Kader PDIP yang satu ini cukup punya alasan, karena sepertinya dia telah siap bermain dalam panggung Pilkot Kupang setelah DUO DAN. Kepada Mingguan KOTA di kediamannya di bilangan Kayu Putih, Kota Kupang pertengahan Desember lalu, Harry menyatakan keseriusannya untuk maju sebagai kandidat Walikota Kupang. Sebagai kader partai, pihaknya tetap menunggu sikap resmi organisasi. Namun bagi mantan Kadis PU Kota Kupang ini, jika kemudian ia tidak masuk dalam daftar kader partai yang didorong oleh PDIP sebagai kandidat Walikota Kupang maka bukan soal bagi Harry. “Saya tetap menunggu keputusan partai. Tapi, sesungguhnya saya sudah siap maju sebagai kandidat Walikota Kupang. Kalaupun tidak dengan PDIP, saya tetap berpikir maju, dengan kendaraan lain,” ujarnya.
Adalah Harry Teopilus, salah satu tokoh yang berpeluh-keringat ikut meletakkan fondasi Kota Kupang sejak tahun 1996 ketika Kupang resmi jadi Kota Madya. Ketika itu dia bekerja sebagai tenaga teknis ‘orderan’ dari Dinas PU Provinsi untuk bersama-sama para pegawai teknis organik Kota Madya lainnya meletakkan dasar mula-mula Kota Kupang. “Kemajuan Kota Kupang yang kita nikmati hari ini, perlu dirawat. Masih harus terus dikembangkan menjadi kota yang modern kota yang bermartabat, kota yang berbudaya Kasih dan kota yang memberikan kesejahteraan penuh kepada warganya,” pungkas mantan Kepala Dinas Perhubungan Provinsi NTT ini.

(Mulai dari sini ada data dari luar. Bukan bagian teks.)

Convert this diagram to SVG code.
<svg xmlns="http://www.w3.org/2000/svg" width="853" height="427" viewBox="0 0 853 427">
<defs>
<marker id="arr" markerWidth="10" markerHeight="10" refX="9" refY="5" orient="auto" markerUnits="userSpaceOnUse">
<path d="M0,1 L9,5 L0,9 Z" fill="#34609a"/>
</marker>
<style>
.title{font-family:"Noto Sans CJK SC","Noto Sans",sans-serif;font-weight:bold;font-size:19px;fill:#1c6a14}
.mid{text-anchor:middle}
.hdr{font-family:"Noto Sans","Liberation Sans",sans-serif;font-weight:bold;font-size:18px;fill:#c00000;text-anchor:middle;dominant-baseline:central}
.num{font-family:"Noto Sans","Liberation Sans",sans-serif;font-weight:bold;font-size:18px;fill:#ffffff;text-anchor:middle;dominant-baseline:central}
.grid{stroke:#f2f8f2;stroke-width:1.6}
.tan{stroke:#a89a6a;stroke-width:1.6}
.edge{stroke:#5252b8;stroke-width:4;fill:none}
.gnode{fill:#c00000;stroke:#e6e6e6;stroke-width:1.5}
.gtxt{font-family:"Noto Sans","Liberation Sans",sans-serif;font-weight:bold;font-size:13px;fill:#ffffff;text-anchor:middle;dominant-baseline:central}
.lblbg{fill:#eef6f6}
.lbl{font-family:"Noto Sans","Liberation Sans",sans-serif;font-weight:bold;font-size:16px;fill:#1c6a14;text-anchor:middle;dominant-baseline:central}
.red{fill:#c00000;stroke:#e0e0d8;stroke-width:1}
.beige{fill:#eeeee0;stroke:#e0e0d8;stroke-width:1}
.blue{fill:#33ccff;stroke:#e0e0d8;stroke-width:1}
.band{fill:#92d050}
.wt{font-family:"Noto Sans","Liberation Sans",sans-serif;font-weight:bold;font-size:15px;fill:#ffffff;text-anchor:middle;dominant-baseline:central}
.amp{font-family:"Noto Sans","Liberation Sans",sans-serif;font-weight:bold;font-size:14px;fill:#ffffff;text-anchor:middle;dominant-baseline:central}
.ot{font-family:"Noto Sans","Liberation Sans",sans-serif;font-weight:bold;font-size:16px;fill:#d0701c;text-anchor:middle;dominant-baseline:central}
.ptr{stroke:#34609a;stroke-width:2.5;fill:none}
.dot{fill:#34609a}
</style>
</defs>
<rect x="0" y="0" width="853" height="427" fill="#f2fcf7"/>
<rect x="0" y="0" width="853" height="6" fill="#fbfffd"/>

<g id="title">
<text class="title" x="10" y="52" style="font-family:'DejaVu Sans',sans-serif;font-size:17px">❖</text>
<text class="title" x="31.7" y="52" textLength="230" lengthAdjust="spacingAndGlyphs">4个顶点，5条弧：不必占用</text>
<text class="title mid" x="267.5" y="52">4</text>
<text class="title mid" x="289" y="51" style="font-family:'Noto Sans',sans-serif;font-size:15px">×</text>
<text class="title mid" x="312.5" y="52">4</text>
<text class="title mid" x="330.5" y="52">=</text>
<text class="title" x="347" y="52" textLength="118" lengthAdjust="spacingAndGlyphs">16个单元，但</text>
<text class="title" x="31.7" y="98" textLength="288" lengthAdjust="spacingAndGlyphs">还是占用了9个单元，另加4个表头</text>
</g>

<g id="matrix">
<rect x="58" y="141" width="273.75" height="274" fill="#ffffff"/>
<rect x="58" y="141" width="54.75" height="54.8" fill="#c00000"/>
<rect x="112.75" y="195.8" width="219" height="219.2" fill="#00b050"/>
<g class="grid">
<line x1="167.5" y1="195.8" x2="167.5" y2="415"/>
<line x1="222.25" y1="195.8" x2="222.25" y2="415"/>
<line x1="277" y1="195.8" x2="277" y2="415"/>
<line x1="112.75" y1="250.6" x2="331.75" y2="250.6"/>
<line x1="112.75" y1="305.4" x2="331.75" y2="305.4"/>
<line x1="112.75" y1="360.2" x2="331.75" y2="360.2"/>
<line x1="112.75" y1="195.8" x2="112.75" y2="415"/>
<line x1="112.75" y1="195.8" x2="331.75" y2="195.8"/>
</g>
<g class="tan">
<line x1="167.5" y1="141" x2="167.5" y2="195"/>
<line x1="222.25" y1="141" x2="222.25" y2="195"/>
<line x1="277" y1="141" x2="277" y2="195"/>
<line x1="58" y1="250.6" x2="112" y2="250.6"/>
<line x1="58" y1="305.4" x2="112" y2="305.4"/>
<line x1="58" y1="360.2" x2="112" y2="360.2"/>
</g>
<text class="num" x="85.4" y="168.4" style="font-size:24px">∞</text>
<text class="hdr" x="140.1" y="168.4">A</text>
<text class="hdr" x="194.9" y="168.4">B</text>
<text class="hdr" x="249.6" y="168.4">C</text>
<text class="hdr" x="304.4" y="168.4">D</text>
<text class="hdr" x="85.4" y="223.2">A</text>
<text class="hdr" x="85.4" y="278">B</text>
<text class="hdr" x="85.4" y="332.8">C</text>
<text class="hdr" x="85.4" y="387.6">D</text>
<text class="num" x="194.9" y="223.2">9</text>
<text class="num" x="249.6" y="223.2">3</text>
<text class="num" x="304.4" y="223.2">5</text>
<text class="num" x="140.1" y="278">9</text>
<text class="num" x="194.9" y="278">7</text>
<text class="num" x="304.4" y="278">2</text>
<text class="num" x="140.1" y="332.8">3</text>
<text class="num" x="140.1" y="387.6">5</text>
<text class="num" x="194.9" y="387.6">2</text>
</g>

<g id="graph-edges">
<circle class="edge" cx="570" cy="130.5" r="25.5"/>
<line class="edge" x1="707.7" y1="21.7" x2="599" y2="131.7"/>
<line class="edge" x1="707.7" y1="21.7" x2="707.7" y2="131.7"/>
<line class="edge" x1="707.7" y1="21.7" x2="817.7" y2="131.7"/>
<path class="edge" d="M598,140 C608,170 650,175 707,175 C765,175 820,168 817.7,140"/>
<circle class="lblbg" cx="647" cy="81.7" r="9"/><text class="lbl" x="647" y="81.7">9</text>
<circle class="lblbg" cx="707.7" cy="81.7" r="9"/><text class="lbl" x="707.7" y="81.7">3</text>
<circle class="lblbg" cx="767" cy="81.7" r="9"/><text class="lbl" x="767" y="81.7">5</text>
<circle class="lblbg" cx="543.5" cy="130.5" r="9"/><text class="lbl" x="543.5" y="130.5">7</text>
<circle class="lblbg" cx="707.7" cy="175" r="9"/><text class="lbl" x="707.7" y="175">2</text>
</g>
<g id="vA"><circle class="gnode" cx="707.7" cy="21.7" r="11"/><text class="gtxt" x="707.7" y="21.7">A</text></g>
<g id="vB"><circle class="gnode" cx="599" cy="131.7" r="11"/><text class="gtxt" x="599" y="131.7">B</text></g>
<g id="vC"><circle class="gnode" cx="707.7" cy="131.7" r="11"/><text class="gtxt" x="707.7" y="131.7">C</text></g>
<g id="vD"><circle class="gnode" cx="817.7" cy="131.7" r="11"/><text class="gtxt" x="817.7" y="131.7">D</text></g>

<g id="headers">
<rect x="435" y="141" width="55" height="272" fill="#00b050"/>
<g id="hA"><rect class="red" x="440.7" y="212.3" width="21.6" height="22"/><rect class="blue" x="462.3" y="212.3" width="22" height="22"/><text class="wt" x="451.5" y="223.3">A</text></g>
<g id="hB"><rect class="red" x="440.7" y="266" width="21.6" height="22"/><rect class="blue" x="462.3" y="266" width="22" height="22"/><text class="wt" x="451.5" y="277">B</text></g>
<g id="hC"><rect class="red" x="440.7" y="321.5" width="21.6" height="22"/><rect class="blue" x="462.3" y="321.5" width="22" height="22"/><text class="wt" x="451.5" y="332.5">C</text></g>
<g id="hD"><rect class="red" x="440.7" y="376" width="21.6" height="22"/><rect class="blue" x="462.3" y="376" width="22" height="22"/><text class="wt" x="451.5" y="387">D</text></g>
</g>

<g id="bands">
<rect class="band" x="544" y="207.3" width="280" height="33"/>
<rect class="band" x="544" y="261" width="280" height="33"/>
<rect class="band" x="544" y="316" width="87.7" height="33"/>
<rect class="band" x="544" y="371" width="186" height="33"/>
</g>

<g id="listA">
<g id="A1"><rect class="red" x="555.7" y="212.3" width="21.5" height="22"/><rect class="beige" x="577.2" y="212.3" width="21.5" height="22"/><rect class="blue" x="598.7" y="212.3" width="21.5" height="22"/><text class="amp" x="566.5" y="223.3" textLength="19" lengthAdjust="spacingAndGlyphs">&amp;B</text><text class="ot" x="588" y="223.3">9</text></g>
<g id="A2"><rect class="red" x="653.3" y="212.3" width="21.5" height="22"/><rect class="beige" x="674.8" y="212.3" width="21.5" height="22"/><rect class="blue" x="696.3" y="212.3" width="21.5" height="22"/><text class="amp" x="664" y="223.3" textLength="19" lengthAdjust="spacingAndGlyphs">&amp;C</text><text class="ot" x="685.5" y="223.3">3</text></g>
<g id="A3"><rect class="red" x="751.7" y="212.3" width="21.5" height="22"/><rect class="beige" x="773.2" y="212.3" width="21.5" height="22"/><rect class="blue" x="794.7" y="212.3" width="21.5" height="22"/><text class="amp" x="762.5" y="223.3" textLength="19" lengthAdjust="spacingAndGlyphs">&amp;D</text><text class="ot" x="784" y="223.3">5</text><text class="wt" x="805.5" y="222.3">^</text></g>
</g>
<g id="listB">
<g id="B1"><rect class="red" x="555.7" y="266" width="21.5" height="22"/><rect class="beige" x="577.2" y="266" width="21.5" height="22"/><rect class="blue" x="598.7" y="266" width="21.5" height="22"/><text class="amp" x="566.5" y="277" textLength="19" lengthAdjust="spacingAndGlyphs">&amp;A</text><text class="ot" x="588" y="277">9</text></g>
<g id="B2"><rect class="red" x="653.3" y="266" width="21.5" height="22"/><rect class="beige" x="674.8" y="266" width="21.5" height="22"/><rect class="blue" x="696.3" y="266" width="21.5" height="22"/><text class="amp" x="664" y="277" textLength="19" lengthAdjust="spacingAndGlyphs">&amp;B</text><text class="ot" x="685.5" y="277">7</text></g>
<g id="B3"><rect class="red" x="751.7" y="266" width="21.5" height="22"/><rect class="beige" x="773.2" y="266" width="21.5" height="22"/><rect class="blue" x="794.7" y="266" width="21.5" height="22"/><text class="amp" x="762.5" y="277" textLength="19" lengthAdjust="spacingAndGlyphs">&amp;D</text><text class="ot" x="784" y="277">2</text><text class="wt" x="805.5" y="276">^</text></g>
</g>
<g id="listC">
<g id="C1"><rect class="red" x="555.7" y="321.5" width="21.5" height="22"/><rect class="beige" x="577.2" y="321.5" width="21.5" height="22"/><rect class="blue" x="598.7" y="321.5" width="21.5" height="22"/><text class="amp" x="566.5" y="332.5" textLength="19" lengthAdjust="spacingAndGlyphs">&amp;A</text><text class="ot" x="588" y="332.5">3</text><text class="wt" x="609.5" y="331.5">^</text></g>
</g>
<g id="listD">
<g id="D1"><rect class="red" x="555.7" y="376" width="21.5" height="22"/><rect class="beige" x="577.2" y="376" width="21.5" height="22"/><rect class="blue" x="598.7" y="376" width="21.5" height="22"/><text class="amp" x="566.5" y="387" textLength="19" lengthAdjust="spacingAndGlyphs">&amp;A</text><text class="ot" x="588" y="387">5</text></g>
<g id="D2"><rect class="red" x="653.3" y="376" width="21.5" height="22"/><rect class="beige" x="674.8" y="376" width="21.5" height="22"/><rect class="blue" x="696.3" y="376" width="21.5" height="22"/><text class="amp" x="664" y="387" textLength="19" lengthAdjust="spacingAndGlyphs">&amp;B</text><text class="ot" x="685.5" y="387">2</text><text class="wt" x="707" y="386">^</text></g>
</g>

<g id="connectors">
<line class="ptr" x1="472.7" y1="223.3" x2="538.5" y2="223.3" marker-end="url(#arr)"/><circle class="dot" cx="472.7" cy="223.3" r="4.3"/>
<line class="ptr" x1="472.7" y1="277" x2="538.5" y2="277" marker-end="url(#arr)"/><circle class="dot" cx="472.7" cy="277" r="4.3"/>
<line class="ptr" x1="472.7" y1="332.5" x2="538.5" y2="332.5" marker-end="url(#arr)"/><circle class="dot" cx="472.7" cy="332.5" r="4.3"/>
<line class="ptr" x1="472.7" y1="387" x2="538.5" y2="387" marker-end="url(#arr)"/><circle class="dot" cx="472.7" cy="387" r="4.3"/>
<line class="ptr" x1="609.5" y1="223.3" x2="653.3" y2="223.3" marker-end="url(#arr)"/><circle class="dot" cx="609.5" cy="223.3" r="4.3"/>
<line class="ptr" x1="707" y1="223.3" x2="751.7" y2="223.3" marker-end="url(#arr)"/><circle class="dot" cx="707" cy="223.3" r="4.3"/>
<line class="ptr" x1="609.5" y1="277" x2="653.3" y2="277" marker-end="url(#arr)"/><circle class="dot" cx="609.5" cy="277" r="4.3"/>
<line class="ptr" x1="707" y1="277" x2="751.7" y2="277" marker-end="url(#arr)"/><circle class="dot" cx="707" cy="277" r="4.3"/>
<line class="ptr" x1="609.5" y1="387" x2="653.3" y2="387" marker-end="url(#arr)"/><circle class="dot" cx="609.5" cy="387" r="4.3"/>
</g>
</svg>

Masih menurut Harry, seorang pemimpin Kota Kupang ke depan harus berusaha menghindar dari issu primordialisme. Menjadi pemimpin di Kota Kupang, mesti menyingkirkan jauh-jauh sekat-sekat suku, agama dan golongan. Karena ketika seorang pemimpin memasukkan paham suku, agama dan golongan dalam menata Kota Kupang maka prediksinya, cepat atau lambat kota yang dilandaskan dengan KASIH ini bisa berantakan. “Saya tidak sepaham dengan mereka yang lebih menonjolkan kekuatan suku, agama dan antar golongan sebagai kekuatan pendukung menuju suksesi walikota ke depan,” tandas Harry.